Say how many lines include the word "diagram". Reply with nothing but the number.

——

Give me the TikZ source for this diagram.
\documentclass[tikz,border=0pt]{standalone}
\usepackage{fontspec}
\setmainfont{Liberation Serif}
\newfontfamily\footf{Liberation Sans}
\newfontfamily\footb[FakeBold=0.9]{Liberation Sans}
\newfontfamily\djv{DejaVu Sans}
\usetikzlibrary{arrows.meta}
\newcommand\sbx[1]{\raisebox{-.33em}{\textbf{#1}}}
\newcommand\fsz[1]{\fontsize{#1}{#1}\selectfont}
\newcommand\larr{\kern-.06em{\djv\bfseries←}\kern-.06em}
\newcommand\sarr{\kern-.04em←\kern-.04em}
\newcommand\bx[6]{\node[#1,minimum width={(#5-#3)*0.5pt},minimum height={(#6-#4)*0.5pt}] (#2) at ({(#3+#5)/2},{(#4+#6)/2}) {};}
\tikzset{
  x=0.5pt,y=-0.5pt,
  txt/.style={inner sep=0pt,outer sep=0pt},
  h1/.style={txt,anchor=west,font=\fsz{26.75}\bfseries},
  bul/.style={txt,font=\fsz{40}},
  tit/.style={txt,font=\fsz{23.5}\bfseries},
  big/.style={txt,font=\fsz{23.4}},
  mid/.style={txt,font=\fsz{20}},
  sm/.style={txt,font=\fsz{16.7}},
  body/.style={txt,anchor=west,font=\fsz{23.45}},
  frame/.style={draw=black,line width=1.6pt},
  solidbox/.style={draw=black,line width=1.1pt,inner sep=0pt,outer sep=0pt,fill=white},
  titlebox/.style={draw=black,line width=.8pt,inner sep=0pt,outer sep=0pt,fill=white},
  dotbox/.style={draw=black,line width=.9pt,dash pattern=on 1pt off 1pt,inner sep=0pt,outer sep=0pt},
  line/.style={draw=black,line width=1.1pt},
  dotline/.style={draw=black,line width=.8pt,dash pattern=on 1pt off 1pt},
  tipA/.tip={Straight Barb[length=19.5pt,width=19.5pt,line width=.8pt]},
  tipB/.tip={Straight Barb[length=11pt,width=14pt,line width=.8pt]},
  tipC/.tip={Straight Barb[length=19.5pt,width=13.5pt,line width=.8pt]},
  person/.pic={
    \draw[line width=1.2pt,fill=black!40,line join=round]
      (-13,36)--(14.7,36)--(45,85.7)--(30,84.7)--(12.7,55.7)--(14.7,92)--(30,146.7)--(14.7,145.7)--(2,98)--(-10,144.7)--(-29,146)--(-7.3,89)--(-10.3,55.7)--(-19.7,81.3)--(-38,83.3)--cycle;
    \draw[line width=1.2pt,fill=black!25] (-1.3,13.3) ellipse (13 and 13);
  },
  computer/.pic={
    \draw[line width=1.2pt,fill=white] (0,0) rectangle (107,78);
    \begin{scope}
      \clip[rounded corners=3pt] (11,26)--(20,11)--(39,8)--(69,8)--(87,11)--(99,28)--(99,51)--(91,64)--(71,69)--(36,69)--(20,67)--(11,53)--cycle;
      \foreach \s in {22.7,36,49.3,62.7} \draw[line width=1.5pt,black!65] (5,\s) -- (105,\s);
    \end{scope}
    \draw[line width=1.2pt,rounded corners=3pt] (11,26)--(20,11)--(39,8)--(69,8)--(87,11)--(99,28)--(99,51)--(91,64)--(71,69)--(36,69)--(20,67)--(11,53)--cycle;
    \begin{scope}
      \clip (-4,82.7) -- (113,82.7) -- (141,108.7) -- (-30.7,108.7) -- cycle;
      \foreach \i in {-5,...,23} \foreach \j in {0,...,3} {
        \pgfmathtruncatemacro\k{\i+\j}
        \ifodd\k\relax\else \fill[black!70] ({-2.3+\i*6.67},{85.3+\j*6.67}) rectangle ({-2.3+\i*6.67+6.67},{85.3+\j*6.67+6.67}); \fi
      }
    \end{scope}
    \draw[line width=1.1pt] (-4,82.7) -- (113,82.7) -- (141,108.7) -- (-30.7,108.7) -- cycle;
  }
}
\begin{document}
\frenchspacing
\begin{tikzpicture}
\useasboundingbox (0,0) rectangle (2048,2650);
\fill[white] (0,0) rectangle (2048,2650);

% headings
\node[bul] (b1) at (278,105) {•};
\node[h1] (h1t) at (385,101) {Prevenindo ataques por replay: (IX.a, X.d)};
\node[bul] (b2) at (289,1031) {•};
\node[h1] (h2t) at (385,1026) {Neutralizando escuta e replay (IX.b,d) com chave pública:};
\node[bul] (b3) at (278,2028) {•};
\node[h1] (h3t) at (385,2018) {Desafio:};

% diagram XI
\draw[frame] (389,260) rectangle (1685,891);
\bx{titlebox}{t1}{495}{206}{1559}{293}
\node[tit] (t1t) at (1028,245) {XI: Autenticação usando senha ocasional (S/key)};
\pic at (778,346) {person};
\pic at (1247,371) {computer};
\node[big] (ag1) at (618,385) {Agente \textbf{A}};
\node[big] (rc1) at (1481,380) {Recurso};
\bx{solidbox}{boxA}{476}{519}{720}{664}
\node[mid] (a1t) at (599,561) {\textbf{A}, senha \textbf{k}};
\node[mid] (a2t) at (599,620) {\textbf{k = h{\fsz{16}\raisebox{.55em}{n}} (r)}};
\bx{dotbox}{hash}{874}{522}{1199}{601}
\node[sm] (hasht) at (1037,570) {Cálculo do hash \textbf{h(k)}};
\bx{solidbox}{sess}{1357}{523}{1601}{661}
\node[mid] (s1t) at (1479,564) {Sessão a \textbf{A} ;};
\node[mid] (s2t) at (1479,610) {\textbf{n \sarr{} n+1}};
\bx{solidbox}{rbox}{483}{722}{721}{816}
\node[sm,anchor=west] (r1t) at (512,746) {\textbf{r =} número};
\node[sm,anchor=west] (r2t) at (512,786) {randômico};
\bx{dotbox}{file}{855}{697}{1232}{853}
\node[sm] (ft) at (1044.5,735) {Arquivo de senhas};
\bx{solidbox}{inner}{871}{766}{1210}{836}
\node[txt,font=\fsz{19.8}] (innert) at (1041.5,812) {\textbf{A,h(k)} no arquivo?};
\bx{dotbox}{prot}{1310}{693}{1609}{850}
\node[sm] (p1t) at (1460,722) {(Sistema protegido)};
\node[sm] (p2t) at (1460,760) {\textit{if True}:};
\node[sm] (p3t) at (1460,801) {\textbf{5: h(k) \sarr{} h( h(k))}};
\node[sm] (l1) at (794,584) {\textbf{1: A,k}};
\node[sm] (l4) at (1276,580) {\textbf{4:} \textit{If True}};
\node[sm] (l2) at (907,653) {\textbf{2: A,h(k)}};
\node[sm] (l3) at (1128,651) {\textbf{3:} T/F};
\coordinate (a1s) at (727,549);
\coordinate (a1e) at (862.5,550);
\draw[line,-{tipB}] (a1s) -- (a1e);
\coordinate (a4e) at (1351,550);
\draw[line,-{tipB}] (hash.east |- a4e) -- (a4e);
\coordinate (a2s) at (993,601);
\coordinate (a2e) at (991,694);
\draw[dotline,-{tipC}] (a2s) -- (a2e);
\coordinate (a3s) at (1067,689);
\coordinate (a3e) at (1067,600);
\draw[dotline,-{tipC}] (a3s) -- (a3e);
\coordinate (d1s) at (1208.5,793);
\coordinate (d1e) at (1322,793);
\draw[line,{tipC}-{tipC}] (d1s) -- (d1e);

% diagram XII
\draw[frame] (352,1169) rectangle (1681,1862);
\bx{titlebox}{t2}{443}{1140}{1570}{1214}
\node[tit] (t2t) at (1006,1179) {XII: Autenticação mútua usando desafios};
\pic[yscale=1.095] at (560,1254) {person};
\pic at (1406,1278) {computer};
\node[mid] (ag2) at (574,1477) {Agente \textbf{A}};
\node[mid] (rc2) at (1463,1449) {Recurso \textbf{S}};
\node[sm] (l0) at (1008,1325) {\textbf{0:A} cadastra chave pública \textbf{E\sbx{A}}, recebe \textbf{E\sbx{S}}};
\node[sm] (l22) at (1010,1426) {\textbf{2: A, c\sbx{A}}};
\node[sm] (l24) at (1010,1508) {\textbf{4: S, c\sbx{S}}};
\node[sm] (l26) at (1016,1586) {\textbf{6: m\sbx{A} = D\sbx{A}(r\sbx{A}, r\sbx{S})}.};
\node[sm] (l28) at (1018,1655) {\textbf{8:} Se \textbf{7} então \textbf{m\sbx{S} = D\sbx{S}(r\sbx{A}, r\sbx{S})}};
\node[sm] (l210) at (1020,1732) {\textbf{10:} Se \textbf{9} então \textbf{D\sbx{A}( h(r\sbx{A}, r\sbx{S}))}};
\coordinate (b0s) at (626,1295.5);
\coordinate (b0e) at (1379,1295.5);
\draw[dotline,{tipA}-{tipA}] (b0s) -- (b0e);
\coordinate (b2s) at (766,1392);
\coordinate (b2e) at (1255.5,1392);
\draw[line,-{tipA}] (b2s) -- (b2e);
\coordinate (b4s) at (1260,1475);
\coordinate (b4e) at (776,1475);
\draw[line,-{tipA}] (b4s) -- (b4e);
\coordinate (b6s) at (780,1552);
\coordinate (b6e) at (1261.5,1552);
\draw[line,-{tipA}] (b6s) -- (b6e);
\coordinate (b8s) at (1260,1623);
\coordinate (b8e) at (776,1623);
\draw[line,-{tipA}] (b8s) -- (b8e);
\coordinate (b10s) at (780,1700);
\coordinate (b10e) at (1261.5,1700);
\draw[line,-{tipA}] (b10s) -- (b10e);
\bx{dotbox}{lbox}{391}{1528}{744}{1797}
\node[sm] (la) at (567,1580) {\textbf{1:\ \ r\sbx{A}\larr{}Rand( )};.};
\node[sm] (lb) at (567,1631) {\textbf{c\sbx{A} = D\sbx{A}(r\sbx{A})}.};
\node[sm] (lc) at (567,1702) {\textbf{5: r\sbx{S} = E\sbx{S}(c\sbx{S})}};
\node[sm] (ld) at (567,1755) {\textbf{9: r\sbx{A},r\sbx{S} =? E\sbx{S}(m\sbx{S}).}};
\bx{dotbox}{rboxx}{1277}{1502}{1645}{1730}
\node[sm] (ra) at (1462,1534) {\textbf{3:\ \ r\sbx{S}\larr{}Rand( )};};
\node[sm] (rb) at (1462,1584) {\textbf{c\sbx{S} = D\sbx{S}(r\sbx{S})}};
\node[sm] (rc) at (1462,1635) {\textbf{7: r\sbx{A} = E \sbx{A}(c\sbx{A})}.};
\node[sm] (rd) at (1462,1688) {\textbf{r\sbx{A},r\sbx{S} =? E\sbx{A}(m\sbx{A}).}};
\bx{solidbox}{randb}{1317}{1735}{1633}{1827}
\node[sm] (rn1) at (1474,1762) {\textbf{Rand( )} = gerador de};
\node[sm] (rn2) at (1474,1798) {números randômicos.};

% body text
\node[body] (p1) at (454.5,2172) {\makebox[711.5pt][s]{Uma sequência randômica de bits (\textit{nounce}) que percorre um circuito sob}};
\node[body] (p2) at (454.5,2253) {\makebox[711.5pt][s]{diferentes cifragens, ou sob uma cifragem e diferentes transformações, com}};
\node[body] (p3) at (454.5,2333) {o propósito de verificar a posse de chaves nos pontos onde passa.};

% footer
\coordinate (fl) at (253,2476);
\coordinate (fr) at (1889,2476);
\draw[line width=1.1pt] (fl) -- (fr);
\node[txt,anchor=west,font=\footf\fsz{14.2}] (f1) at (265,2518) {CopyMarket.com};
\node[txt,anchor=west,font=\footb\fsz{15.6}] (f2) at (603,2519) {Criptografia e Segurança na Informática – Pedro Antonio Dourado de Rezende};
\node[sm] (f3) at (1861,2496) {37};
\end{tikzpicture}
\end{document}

——

Reply: 3